PROBLEM TO SOLVE: Scan the entries below for the word "chart". Copy each line that has it.

(Stored records)
>> BEGIN
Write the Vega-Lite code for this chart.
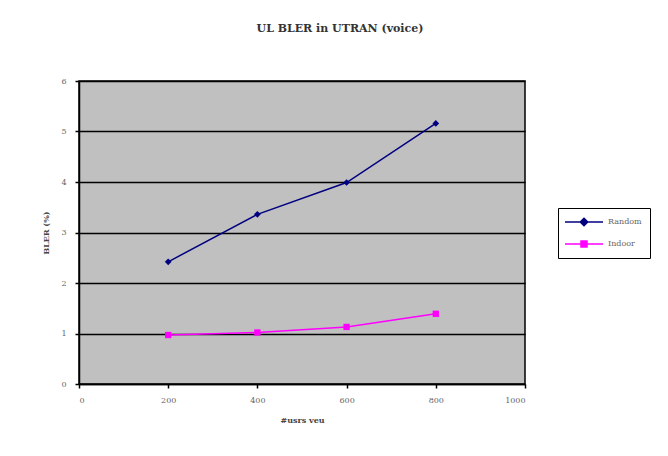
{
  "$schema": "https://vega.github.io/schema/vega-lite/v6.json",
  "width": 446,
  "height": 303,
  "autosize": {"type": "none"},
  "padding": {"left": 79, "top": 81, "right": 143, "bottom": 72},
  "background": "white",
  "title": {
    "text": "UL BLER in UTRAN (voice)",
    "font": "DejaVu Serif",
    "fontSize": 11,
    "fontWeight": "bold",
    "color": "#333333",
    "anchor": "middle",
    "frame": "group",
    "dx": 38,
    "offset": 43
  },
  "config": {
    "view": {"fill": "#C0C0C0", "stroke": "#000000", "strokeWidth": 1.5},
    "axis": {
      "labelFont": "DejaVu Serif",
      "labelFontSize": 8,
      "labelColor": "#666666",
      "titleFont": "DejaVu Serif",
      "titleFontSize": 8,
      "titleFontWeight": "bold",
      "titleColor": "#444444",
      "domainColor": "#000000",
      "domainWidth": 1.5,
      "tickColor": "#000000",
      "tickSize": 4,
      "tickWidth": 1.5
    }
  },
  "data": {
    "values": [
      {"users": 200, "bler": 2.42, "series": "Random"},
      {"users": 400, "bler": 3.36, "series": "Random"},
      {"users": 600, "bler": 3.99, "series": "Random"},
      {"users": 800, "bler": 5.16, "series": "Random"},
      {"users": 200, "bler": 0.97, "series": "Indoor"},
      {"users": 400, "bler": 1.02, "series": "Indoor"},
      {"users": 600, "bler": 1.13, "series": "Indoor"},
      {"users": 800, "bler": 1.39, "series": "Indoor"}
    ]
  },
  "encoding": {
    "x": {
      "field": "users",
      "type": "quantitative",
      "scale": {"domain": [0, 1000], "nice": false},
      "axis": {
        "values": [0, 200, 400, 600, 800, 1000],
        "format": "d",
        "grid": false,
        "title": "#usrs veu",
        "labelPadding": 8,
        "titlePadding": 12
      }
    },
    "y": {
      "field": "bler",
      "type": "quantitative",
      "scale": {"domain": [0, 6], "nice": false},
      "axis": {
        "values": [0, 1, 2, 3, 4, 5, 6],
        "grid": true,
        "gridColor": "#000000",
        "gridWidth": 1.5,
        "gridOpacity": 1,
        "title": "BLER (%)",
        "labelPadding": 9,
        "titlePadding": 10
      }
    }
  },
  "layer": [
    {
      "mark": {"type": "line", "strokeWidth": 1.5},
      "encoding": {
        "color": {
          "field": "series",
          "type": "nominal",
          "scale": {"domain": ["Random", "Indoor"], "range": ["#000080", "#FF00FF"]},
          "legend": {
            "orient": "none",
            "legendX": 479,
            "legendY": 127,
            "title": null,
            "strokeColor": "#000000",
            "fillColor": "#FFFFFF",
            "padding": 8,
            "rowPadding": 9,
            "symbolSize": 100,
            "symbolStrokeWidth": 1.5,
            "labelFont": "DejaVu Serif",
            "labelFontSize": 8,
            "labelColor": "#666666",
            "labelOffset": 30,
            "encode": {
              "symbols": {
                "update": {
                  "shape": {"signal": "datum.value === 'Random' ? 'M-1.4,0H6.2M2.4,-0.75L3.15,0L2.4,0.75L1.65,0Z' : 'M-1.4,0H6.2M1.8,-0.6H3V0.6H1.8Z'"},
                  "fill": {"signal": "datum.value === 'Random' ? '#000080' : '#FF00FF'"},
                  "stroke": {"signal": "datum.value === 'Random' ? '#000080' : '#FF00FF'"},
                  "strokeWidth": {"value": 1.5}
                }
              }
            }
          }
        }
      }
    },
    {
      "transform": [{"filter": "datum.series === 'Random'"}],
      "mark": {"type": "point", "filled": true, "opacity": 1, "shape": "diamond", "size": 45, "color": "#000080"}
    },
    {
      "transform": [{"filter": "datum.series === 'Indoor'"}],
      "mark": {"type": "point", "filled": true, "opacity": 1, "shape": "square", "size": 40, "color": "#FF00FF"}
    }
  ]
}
>> END
>> BEGIN
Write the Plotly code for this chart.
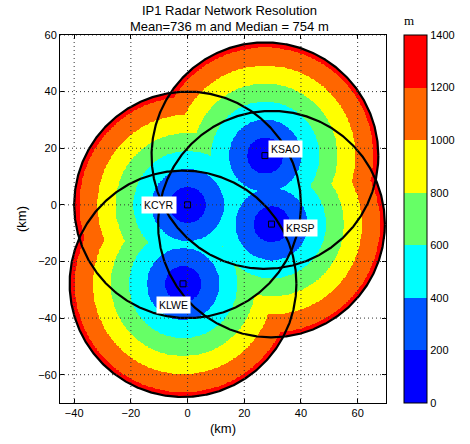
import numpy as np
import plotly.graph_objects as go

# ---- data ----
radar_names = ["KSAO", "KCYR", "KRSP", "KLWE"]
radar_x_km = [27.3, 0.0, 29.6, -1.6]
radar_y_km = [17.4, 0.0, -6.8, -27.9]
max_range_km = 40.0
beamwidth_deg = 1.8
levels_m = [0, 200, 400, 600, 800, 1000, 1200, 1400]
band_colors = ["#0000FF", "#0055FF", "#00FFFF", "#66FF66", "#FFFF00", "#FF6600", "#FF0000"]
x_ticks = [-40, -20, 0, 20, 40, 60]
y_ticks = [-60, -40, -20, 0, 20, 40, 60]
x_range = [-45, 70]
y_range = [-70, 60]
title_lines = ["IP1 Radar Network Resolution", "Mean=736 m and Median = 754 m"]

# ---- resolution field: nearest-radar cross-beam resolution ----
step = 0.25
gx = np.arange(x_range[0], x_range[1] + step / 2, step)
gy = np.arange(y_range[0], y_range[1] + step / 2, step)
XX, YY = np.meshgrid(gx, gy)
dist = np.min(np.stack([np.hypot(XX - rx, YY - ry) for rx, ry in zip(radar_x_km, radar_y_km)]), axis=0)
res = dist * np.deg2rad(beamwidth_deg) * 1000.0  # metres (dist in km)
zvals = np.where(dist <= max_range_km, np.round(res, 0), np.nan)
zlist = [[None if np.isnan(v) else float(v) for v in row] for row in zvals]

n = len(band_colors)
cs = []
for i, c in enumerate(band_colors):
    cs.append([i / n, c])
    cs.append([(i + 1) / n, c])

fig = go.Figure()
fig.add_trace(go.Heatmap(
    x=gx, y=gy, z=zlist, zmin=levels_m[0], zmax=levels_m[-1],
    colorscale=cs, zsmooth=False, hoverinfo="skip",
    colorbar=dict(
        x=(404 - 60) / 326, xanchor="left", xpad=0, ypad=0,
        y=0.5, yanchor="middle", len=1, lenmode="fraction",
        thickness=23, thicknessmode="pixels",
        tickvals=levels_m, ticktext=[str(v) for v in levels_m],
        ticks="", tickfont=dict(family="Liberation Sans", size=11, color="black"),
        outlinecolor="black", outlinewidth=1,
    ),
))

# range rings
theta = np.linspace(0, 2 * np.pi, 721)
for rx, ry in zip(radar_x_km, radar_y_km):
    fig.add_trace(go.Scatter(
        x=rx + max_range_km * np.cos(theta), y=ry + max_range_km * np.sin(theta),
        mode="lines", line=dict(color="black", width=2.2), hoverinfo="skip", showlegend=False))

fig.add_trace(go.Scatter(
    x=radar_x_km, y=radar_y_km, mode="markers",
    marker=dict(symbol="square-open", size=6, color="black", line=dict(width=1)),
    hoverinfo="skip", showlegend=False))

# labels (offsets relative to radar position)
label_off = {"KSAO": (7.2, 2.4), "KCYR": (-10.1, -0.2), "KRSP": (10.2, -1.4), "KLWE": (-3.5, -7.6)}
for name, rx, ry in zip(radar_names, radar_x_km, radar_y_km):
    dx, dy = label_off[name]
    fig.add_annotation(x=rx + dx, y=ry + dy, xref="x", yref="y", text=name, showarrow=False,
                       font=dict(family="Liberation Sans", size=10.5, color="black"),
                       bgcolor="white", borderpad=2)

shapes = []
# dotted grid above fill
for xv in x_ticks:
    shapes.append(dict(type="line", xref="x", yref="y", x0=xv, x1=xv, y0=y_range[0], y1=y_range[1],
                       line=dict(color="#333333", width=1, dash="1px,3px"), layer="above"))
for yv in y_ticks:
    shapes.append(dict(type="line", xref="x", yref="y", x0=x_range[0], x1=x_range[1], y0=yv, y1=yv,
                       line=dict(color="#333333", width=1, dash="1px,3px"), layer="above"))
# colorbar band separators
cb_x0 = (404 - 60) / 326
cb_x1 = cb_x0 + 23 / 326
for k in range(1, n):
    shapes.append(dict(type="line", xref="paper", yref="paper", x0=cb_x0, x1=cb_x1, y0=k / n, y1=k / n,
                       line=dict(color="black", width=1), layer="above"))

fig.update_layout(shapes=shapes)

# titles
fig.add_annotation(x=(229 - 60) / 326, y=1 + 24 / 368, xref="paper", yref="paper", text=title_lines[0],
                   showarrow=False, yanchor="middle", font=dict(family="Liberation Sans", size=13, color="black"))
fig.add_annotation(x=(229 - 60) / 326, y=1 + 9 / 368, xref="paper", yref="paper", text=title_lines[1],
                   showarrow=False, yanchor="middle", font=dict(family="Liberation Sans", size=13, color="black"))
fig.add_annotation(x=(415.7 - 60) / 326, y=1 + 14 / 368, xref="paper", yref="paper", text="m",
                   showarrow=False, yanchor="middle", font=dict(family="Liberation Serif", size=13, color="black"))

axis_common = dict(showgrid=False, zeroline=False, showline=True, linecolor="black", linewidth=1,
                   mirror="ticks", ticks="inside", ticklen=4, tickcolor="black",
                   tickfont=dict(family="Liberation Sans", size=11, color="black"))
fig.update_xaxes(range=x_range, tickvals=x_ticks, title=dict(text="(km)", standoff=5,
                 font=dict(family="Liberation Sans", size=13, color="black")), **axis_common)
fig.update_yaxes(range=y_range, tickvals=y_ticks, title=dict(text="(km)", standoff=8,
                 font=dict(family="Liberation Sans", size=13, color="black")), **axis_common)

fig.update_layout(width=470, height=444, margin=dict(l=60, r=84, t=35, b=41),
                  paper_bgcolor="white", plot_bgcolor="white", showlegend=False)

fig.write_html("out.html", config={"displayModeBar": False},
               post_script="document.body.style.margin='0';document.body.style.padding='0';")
>> END
ANSWER IN FULL:
Write the Vega-Lite code for this chart.
Write the Plotly code for this chart.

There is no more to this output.